By the way, that’s what we think eternal hell will be. It’ll be people and creatures who are simply tormented by the presence of good; that when we are wicked and evil, and good is present, we are tortured. We can even just see that as an example. If one person loves another person, and that other person hates the one who loves him, the presence of that person will be a torment. You’ll try to get rid of the, you’ll hate them, you thrash against them; you’d like to kill them if you could, especially when that love is coming upon you and you don’t want that love; you don’t want to be loved, or you don’t want to know the truth. For example, if we’re living a lie, and someone comes who’s living in the truth, their presence torments us. So you have the same thing here happening with Jesus, the Son of God, [encountering] this violently, spectacularly possessed man, who is naked and crazy and breaking chains and terrifying the whole region.

So then you have this encounter that’s shown in Matthew and Mark and Luke, between Jesus and this man. Jesus says to him, “What’s your name?” And he asks that because he wants to hear the answer, and we have to hear the answer that the name is “Legion,” and it says, “Because many demons had entered into him.” Legion, many demons, a whole gathering. Here some commentators point out that Palestine at the time was occupied by the Roman soldiers, and there were legions all over the place, and the Jews considered these legions to be occupying powers, those who were captivating them, those who were holding them in control, and perhaps it was a way of speaking about their hatred towards the Romans, to give this name, Legion, to the demons who were holding this man. I don’t know if that’s so accurate, but it might be the case that that’s why this particular term is used. It might also be used because the angels are in choirs singing, but they are also in armies fighting, and the good armies are angelic hosts—hosts, that means armies; they’re the legions of God fighting against evil—but then the devils have their own legions, their own gatherings of evil spirits that destroy and attack and want to conquer.

But in any case, for whatever the reason, he says, “ ‘Legion,’ for many demons had entered into him.” There were many. Then it says they begged him, they begged Jesus, not to command and to depart into the abyss, and then there was a large herd of swine feeding on the hillside, and they begged him, Jesus, to let them enter into the swine. It says:

Jesus let them go, cast them out into the swine. The demons came out of the man, entered the swine, and the herd rushed down the steep bank into the lake, and they were drowned.

We have this spectacular image of this herd of swine, of pigs, all of a sudden becoming violently wild with these dark and ferocious powers that are in this man, and it’s obviously meant to show how destructive and how many and how countless and how powerful they were and what destructive power they had. So they go into these swine, who were probably just peacefully sitting around there, and all of a sudden these swine become totally crazy and wild with those very same demons, and they came rushing down the hill into the abyss and into the lake and they are drowned.

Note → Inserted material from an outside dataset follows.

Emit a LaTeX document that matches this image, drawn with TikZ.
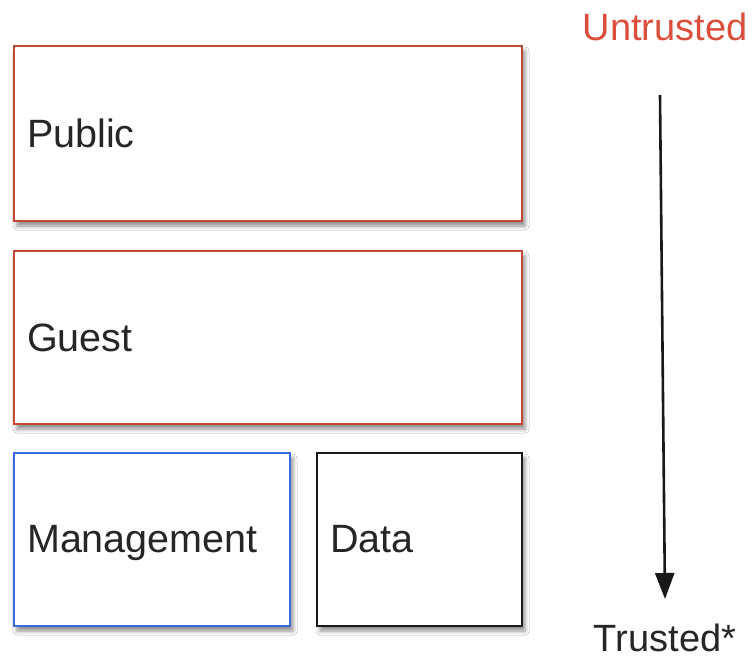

You really probably can’t have more of a spectacular imagery of the destructive power of evil than that. Those who are familiar with Russian literature know that the Russian writer Dostoyevsky wrote a book about people who were really possessed by destructive demonic powers, men who had become really wicked and evil and were just destructing nihilists who wanted to destroy everything. He named the title of that novel, Demons. In Russian, it’s called Bésy, Demons. In English that novel is usually titled The Possessed. In its original title in Russian it’s called Demons. But the epigraph of that book, in a little opening before the novel begins, this particular part of the Gospel is written there about these destructive powers of the evils going into these pigs, rushing down the abyss and perishing in the water.

We know and we see there—we should see—how ferocious and violent, spectacularly destructive is the power of the demons, and how that power was in that man, and how that man was completely and totally possessed. That’s the first thing that we have to see there. Here we can take this pericope, this particular event, this passage of the Gospel, and we can use it as a lens just to look at the life around us, because certainly in human life this same type of destructive evil, violent, spectacularly exists. You can see it, for example, even in people like Hitler and Stalin—God forgive me, but we have to name the names—these men who were so destructive, who could just put people in cattle cars and take them and put them in ovens and burn them and kill them or put people in prison camp or line them up and shoot them or bury them. We know that that kind of violent evil exists.

Then we can see it in society, of people who are just destructive, who just vandalize and destroy just for the sake of destroying, who don’t seem to have any element of reasonableness and purity and goodness in them, just cynical and destructive and can torture people. We know people torture animals. I heard on the radio recently how this gang of teenagers were caught who would just, just for no good reason, torture animals, torment them, burn them, skin them, do all kinds of awful things. Then we know that there are people—there are murderers, serial murderers. Our prisons are filled with people who are psychopaths, for whom the image of God seems to be totally obliterated.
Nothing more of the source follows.